> _TASK OBJECTIVE_
Pictures stay out of the copy; restate everything else in the material exactly.

:::::

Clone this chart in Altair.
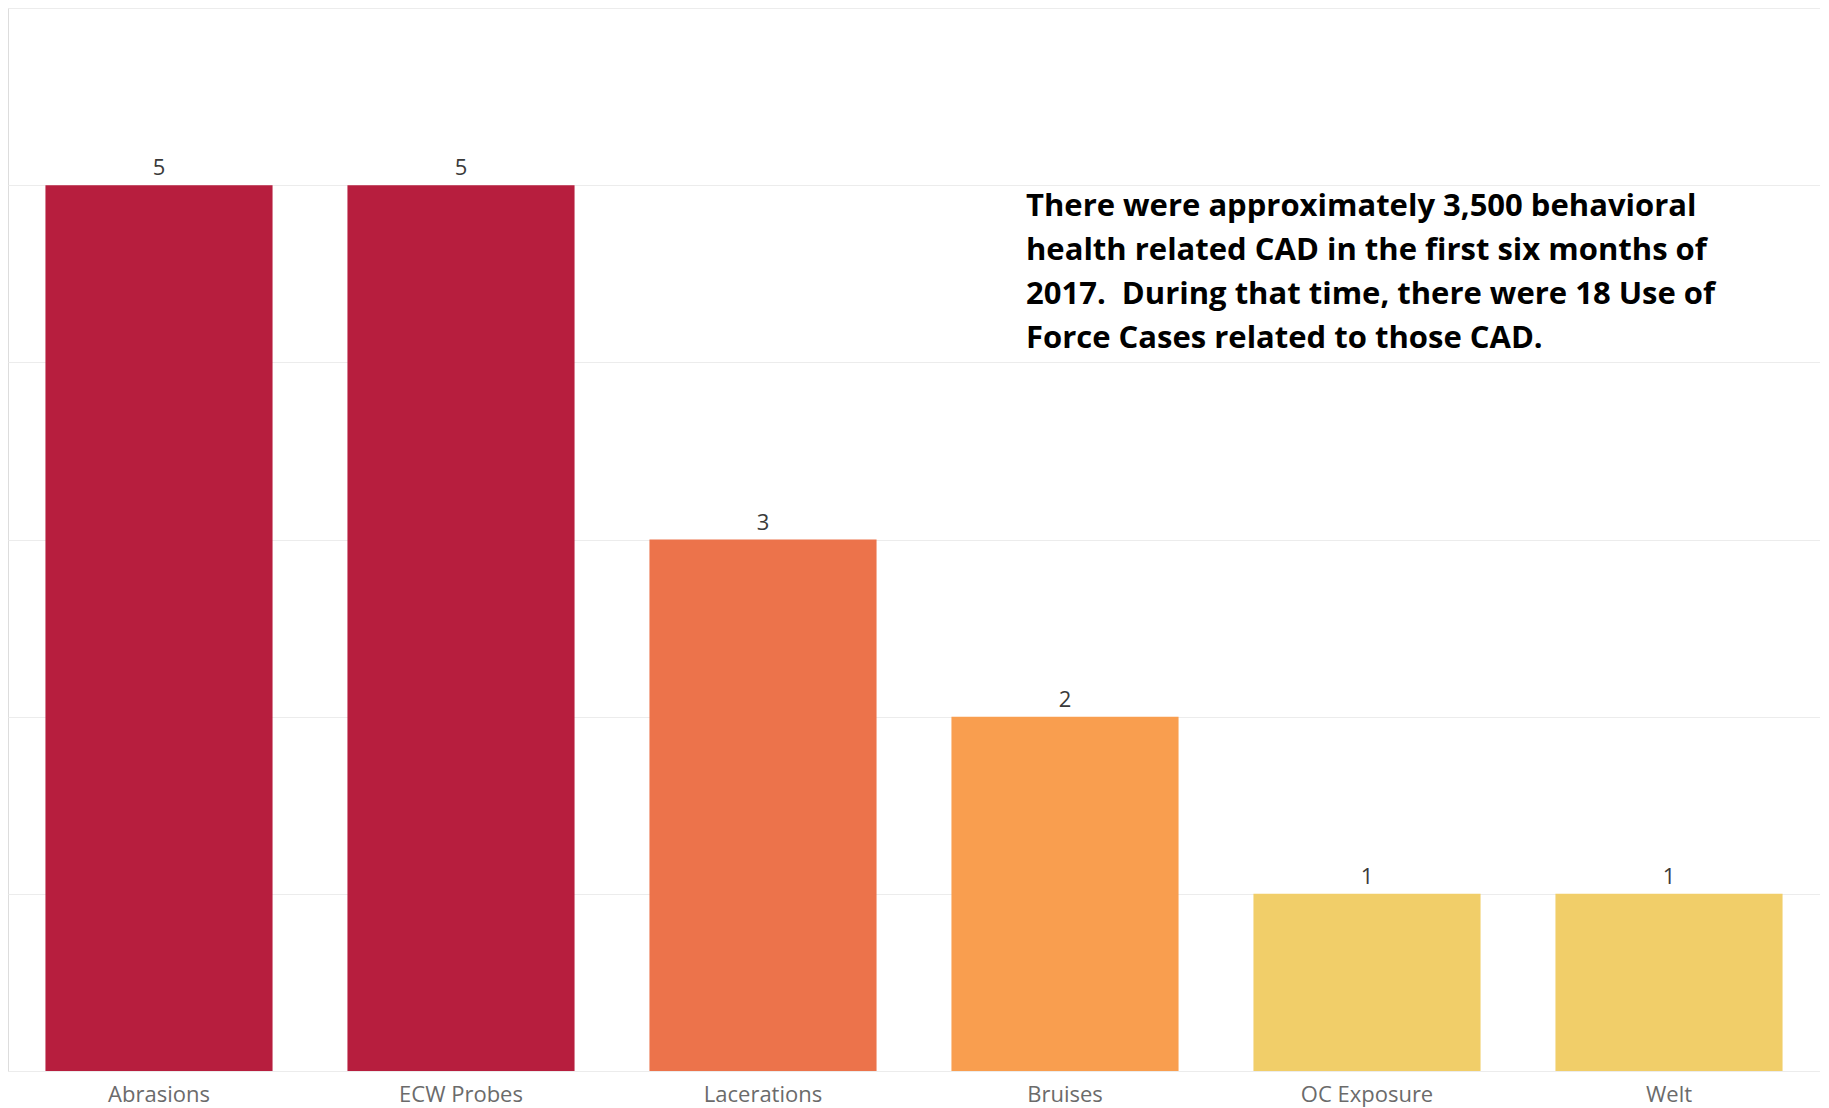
import altair as alt
import pandas as pd

categories = ["Abrasions", "ECW Probes", "Lacerations", "Bruises", "OC Exposure", "Welt"]
counts = [5, 5, 3, 2, 1, 1]
colors = ["#B71E3E", "#B71E3E", "#EC734B", "#F99E4F", "#F1CE69", "#F1CE69"]

note_lines = [
    "There were approximately 3,500 behavioral",
    "health related CAD in the first six months of",
    "2017.\u00a0 During that time, there were 18 Use of",
    "Force Cases related to those CAD.",
]

df = pd.DataFrame({"cat": categories, "n": counts, "col": colors})

x = alt.X("cat:N", sort=categories, title=None,
          scale=alt.Scale(paddingInner=0.248, paddingOuter=0.124),
          axis=alt.Axis(labelAngle=0, labelFont="Open Sans", labelFontSize=22,
                        labelColor="#6b6b6b", labelBaseline="alphabetic",
                        labelPadding=30, ticks=False, domain=False, grid=False))
y = alt.Y("n:Q", title=None, scale=alt.Scale(domain=[0, 6], nice=False),
          axis=alt.Axis(values=[0, 1, 2, 3, 4, 5, 6], labels=False, ticks=False,
                        domain=False, grid=True, gridColor="#ececec", gridWidth=1))

base = alt.Chart(df)
bars = base.mark_bar().encode(x=x, y=y, color=alt.Color("col:N", scale=None, legend=None))
vals = base.mark_text(baseline="alphabetic", dy=-10, font="Open Sans", fontSize=22,
                      color="#3a3a3a").encode(x=x, y=y, text="n:Q")

note = alt.Chart(pd.DataFrame({"t": ["\n".join(note_lines)]})).mark_text(
    align="left", baseline="alphabetic", font="Open Sans", fontWeight="bold", fontSize=31,
    lineHeight=44, color="#000000", lineBreak="\n"
).encode(x=alt.value(1018), y=alt.value(208), text="t:N")

chart = alt.layer(bars, vals, note).properties(
    width=1812, height=1063,
    padding={"left": 0, "top": 0, "right": 0, "bottom": 37},
    autosize=alt.AutoSizeParams(type="none"),
).configure_view(stroke=None).configure(background="white")

chart.save("out.html", embed_options={"renderer": "svg", "actions": False})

:::::

> _ANSWER FOR THIS EXERCISE_
Clone this chart in Altair.
import altair as alt
import pandas as pd

categories = ["Abrasions", "ECW Probes", "Lacerations", "Bruises", "OC Exposure", "Welt"]
counts = [5, 5, 3, 2, 1, 1]
colors = ["#B71E3E", "#B71E3E", "#EC734B", "#F99E4F", "#F1CE69", "#F1CE69"]

note_lines = [
    "There were approximately 3,500 behavioral",
    "health related CAD in the first six months of",
    "2017.\u00a0 During that time, there were 18 Use of",
    "Force Cases related to those CAD.",
]

df = pd.DataFrame({"cat": categories, "n": counts, "col": colors})

x = alt.X("cat:N", sort=categories, title=None,
          scale=alt.Scale(paddingInner=0.248, paddingOuter=0.124),
          axis=alt.Axis(labelAngle=0, labelFont="Open Sans", labelFontSize=22,
                        labelColor="#6b6b6b", labelBaseline="alphabetic",
                        labelPadding=30, ticks=False, domain=False, grid=False))
y = alt.Y("n:Q", title=None, scale=alt.Scale(domain=[0, 6], nice=False),
          axis=alt.Axis(values=[0, 1, 2, 3, 4, 5, 6], labels=False, ticks=False,
                        domain=False, grid=True, gridColor="#ececec", gridWidth=1))

base = alt.Chart(df)
bars = base.mark_bar().encode(x=x, y=y, color=alt.Color("col:N", scale=None, legend=None))
vals = base.mark_text(baseline="alphabetic", dy=-10, font="Open Sans", fontSize=22,
                      color="#3a3a3a").encode(x=x, y=y, text="n:Q")

note = alt.Chart(pd.DataFrame({"t": ["\n".join(note_lines)]})).mark_text(
    align="left", baseline="alphabetic", font="Open Sans", fontWeight="bold", fontSize=31,
    lineHeight=44, color="#000000", lineBreak="\n"
).encode(x=alt.value(1018), y=alt.value(208), text="t:N")

chart = alt.layer(bars, vals, note).properties(
    width=1812, height=1063,
    padding={"left": 0, "top": 0, "right": 0, "bottom": 37},
    autosize=alt.AutoSizeParams(type="none"),
).configure_view(stroke=None).configure(background="white")

chart.save("out.html", embed_options={"renderer": "svg", "actions": False})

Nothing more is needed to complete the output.